[start]

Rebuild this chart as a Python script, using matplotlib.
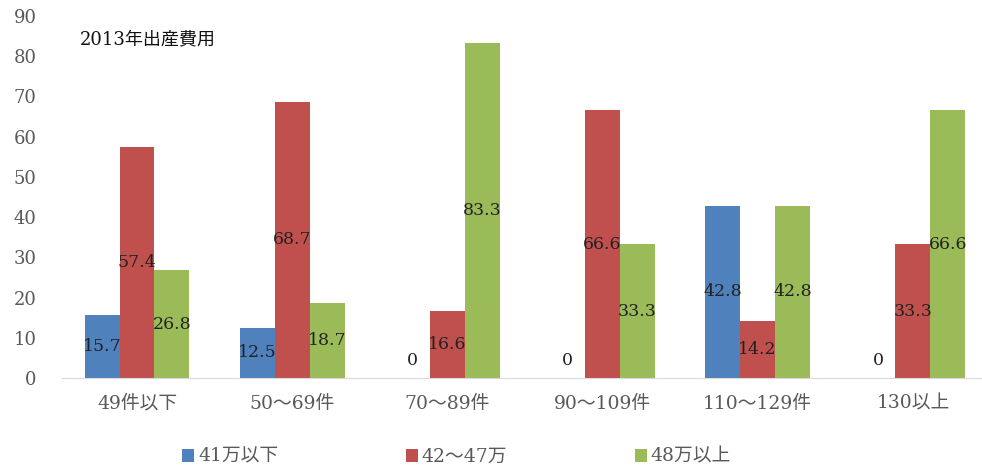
import numpy as np
import matplotlib.pyplot as plt

# 2013年 出産費用（分娩件数別）
categories = ["49件以下", "50〜69件", "70〜89件", "90〜109件", "110〜129件", "130以上"]
series_names = ["41万以下", "42〜47万", "48万以上"]
low = [15.7, 12.5, 0, 0, 42.8, 0]
mid = [57.4, 68.7, 16.6, 66.6, 14.2, 33.3]
high = [26.8, 18.7, 83.3, 33.3, 42.8, 66.6]
colors = ["#4F81BD", "#C0504D", "#9BBB59"]

plt.rcParams['font.family'] = ['DejaVu Serif', 'Noto Sans CJK JP']

fig = plt.figure(figsize=(9.82, 4.71), dpi=100)
ax = fig.add_axes([0.063, 0.1975, 0.937, 0.7686])

x = np.arange(len(categories))
w = 0.225
for i, (vals, name, c) in enumerate(zip([low, mid, high], series_names, colors)):
    pos = x + (i - 1) * w
    ax.bar(pos, vals, width=w, color=c, label=name)
    for px, v in zip(pos, vals):
        ypos = v / 2 if v > 0 else 4.3
        ax.text(px, ypos, f"{v:g}", ha='center', va='center',
                fontsize=12.5, color='#222222')

ax.set_xlim(-0.484, 5.445)
ax.set_ylim(0, 90)
ax.set_yticks(range(0, 91, 10))
ax.set_xticks(x)
ax.set_xticklabels(categories, fontsize=13.5)
ax.tick_params(axis='both', length=0, colors='#595959')
ax.tick_params(axis='y', labelsize=13, pad=18)
ax.tick_params(axis='x', pad=12)
for s in ['top', 'right', 'left']:
    ax.spines[s].set_visible(False)
ax.spines['bottom'].set_color('#d9d9d9')

ax.text(0.02, 0.935, "2013年出産費用", transform=ax.transAxes,
        fontsize=13, color='#111111', va='center')

fig.legend(loc='center', bbox_to_anchor=(0.465, 0.03), ncol=3, frameon=False,
           fontsize=13.5, labelcolor='#595959', handlelength=0.65, handleheight=0.65,
           handletextpad=0.2, columnspacing=6.8)

fig.savefig("out.png", dpi=100)
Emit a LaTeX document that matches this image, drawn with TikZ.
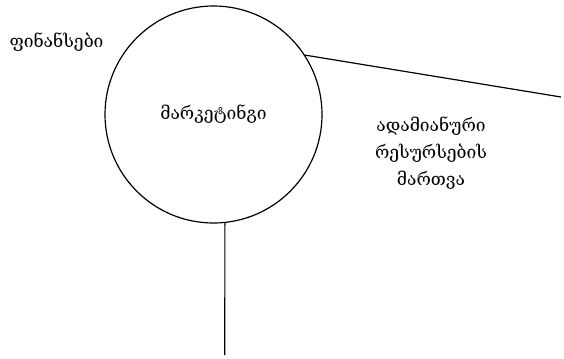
\documentclass[tikz,border=0pt]{standalone}
\usepackage{fontspec}
\newfontfamily\geofont{DejaVu Serif}
\usetikzlibrary{positioning}

\tikzset{
    label text/.style={font=\geofont\fontsize{17.5}{27}\selectfont, align=center, inner sep=0pt},
    rim/.style={line width=1.2pt}
}

\begin{document}
\begin{tikzpicture}[x=1bp, y=-1bp]
    \useasboundingbox (0,0) rectangle (564,358);
    % central circle
    \node[draw, circle, rim, minimum size=217bp, label text] (mk) at (213.5,114.5) {მარკეტინგი};
    \node[label text] (fin) at (56.5,42) {ფინანსები};
    \node[label text] (hr) at (431,153) {ადამიანური\\რესურსების\\მართვა};
    % free ends
    \coordinate (east) at (561,97);
    \coordinate (south) at (224.8,355);
    \draw[rim] (mk.33) -- (east);
    \draw[rim] (mk.-84) -- (south);
\end{tikzpicture}
\end{document}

[end]

Omitting all pictures, restate exactly the lines of the material from its start through the line that contains "plt.rcParams['font.family'] = ['DejaVu".

[The response]
Rebuild this chart as a Python script, using matplotlib.
import numpy as np
import matplotlib.pyplot as plt

# 2013年 出産費用（分娩件数別）
categories = ["49件以下", "50〜69件", "70〜89件", "90〜109件", "110〜129件", "130以上"]
series_names = ["41万以下", "42〜47万", "48万以上"]
low = [15.7, 12.5, 0, 0, 42.8, 0]
mid = [57.4, 68.7, 16.6, 66.6, 14.2, 33.3]
high = [26.8, 18.7, 83.3, 33.3, 42.8, 66.6]
colors = ["#4F81BD", "#C0504D", "#9BBB59"]

plt.rcParams['font.family'] = ['DejaVu Serif', 'Noto Sans CJK JP']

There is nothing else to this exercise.